### [What to do]
Leaving the pictures out, print the lines from the first line of the listing through the line containing "plt.rcParams['font.family'] = ['Liberation", exactly as they read, and no others.
>> Start
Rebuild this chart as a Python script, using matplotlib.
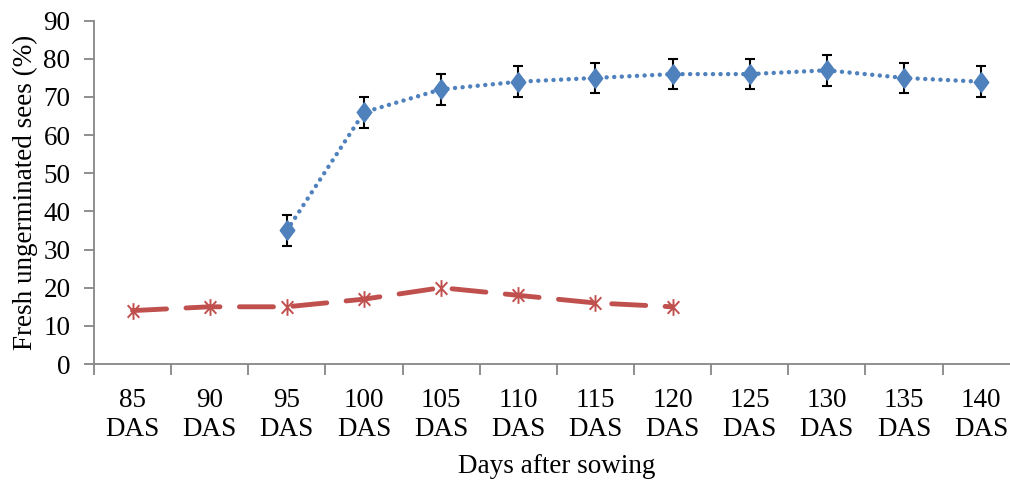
import numpy as np
import matplotlib.pyplot as plt
from matplotlib.path import Path

plt.rcParams['font.family'] = ['Liberation Serif', 'DejaVu Serif']

days = ["85", "90", "95", "100", "105", "110", "115", "120", "125", "130", "135", "140"]
blue_start = 2
blue_vals = [35, 66, 72, 74, 75, 76, 76, 77, 75, 74]
blue_err = [4, 4, 4, 4, 4, 4, 4, 4, 4, 4]
red_vals = [14, 15, 15, 17, 20, 18, 16, 15]

blue_c = "#4F81BD"
red_c = "#C0504D"
axis_c = "#868686"
fs = 19.5

diamond = Path([(0, 1), (0.75, 0), (0, -1), (-0.75, 0), (0, 1)],
               [Path.MOVETO, Path.LINETO, Path.LINETO, Path.LINETO, Path.CLOSEPOLY])
star = Path([(0, -1), (0, 1), (-0.7, -0.75), (0.7, 0.75), (-0.7, 0.75), (0.7, -0.75)],
            [Path.MOVETO, Path.LINETO, Path.MOVETO, Path.LINETO, Path.MOVETO, Path.LINETO])

fig = plt.figure(figsize=(10.1, 4.83), dpi=100)
ax = fig.add_axes([94 / 1010, 119 / 483, 925.7 / 1010, 343.3 / 483])

xb = np.arange(blue_start, blue_start + len(blue_vals))
xr = np.arange(len(red_vals))

ax.plot(xr, red_vals, color=red_c, linewidth=3.5, dashes=(7, 4),
        dash_capstyle='round', solid_capstyle='round', zorder=3)
ax.plot(xr, red_vals, linestyle='none', marker=star, markersize=12,
        markeredgecolor=red_c, markeredgewidth=1.4, zorder=4)

ax.errorbar(xb, blue_vals, yerr=blue_err, fmt='none', ecolor='black',
            elinewidth=1.5, capsize=3.5, capthick=1.5, zorder=4)
ax.plot(xb, blue_vals, color=blue_c, linewidth=3.2, dashes=(0.01, 1.7),
        dash_capstyle='round', zorder=3)
ax.plot(xb, blue_vals, linestyle='none', marker=diamond, markersize=14,
        markerfacecolor=blue_c, markeredgecolor=blue_c, zorder=5)

ax.set_xlim(-0.5, len(days) - 0.5)
ax.set_ylim(0, 90)
ax.set_yticks(np.arange(0, 91, 10))
ax.set_xticks(np.arange(-0.5, len(days), 1.0))
ax.set_xticklabels([])
ax.set_xticks(np.arange(len(days)), minor=True)
ax.set_xticklabels([d + "\nDAS" for d in days], minor=True)

ax.tick_params(axis='x', which='major', length=8, width=1.3, color=axis_c, direction='out')
ax.tick_params(axis='x', which='minor', length=0, pad=17.5, labelsize=fs)
ax.tick_params(axis='y', length=7, width=1.3, color=axis_c, direction='out', pad=10, labelsize=fs)
for lab in ax.get_xticklabels(minor=True):
    lab.set_linespacing(1.22)

for s in ['top', 'right']:
    ax.spines[s].set_visible(False)
for s in ['left', 'bottom']:
    ax.spines[s].set_color(axis_c)
    ax.spines[s].set_linewidth(1.3)

ax.set_ylabel("Fresh ungerminated sees (%)", fontsize=fs, labelpad=4)
ax.set_xlabel("Days after sowing", fontsize=fs, labelpad=8)

fig.savefig("out.png", dpi=100)
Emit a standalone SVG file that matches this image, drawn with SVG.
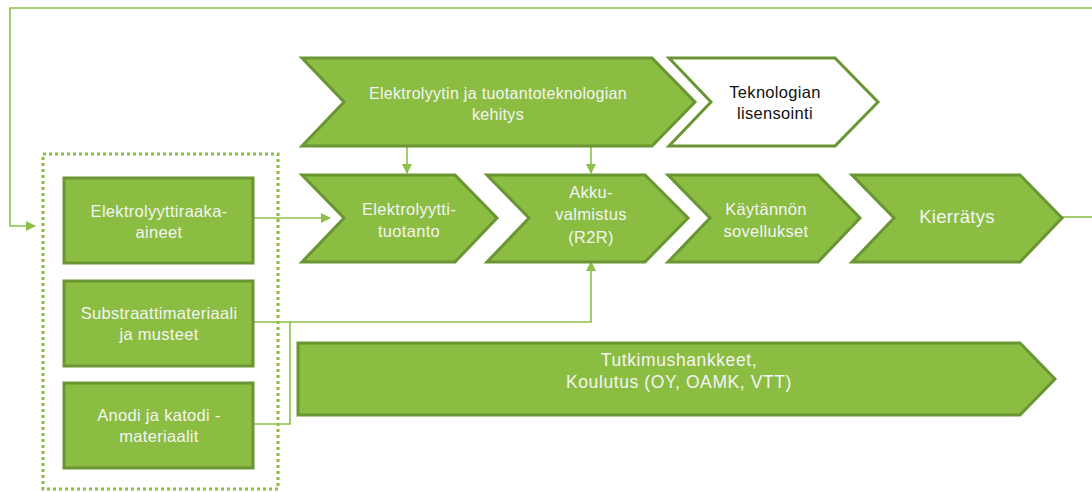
>> End
### [The reply]
Rebuild this chart as a Python script, using matplotlib.
import numpy as np
import matplotlib.pyplot as plt
from matplotlib.path import Path

plt.rcParams['font.family'] = ['Liberation Serif', 'DejaVu Serif']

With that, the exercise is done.